Given problem
Copy out every line exactly, passing over the pictures.

Dataset extract
* start *

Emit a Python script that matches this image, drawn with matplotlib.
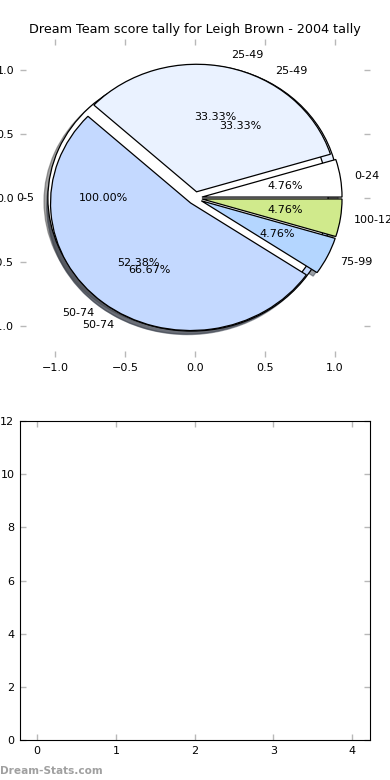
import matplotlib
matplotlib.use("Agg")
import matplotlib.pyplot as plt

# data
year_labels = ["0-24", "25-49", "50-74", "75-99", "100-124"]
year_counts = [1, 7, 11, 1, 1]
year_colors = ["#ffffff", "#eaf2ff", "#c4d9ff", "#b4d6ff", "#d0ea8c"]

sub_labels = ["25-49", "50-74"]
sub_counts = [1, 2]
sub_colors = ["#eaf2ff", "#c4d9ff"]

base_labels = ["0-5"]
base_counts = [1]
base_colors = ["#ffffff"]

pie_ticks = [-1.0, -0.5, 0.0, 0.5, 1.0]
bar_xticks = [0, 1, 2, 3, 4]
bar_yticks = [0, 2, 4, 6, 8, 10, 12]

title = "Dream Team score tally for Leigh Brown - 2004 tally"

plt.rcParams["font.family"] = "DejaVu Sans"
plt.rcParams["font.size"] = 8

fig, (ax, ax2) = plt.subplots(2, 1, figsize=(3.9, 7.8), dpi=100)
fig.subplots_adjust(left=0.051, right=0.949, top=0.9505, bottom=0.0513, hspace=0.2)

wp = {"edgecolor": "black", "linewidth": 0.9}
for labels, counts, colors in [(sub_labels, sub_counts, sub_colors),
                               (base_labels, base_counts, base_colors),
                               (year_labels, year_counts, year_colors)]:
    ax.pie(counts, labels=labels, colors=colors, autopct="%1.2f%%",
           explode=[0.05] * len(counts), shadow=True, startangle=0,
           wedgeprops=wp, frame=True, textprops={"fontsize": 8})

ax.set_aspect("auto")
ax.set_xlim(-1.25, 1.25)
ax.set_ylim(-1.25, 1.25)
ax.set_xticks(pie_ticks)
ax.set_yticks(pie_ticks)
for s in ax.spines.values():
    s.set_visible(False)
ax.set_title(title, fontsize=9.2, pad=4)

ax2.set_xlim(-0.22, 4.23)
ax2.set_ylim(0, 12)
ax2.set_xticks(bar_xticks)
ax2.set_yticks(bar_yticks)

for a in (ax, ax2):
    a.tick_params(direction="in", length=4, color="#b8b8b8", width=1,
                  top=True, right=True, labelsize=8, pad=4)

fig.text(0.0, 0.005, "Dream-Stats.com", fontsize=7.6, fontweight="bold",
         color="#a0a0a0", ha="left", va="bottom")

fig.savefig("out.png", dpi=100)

* end *

Exercise answer
Emit a Python script that matches this image, drawn with matplotlib.
import matplotlib
matplotlib.use("Agg")
import matplotlib.pyplot as plt

# data
year_labels = ["0-24", "25-49", "50-74", "75-99", "100-124"]
year_counts = [1, 7, 11, 1, 1]
year_colors = ["#ffffff", "#eaf2ff", "#c4d9ff", "#b4d6ff", "#d0ea8c"]

sub_labels = ["25-49", "50-74"]
sub_counts = [1, 2]
sub_colors = ["#eaf2ff", "#c4d9ff"]

base_labels = ["0-5"]
base_counts = [1]
base_colors = ["#ffffff"]

pie_ticks = [-1.0, -0.5, 0.0, 0.5, 1.0]
bar_xticks = [0, 1, 2, 3, 4]
bar_yticks = [0, 2, 4, 6, 8, 10, 12]

title = "Dream Team score tally for Leigh Brown - 2004 tally"

plt.rcParams["font.family"] = "DejaVu Sans"
plt.rcParams["font.size"] = 8

fig, (ax, ax2) = plt.subplots(2, 1, figsize=(3.9, 7.8), dpi=100)
fig.subplots_adjust(left=0.051, right=0.949, top=0.9505, bottom=0.0513, hspace=0.2)

wp = {"edgecolor": "black", "linewidth": 0.9}
for labels, counts, colors in [(sub_labels, sub_counts, sub_colors),
                               (base_labels, base_counts, base_colors),
                               (year_labels, year_counts, year_colors)]:
    ax.pie(counts, labels=labels, colors=colors, autopct="%1.2f%%",
           explode=[0.05] * len(counts), shadow=True, startangle=0,
           wedgeprops=wp, frame=True, textprops={"fontsize": 8})

ax.set_aspect("auto")
ax.set_xlim(-1.25, 1.25)
ax.set_ylim(-1.25, 1.25)
ax.set_xticks(pie_ticks)
ax.set_yticks(pie_ticks)
for s in ax.spines.values():
    s.set_visible(False)
ax.set_title(title, fontsize=9.2, pad=4)

ax2.set_xlim(-0.22, 4.23)
ax2.set_ylim(0, 12)
ax2.set_xticks(bar_xticks)
ax2.set_yticks(bar_yticks)

for a in (ax, ax2):
    a.tick_params(direction="in", length=4, color="#b8b8b8", width=1,
                  top=True, right=True, labelsize=8, pad=4)

fig.text(0.0, 0.005, "Dream-Stats.com", fontsize=7.6, fontweight="bold",
         color="#a0a0a0", ha="left", va="bottom")

fig.savefig("out.png", dpi=100)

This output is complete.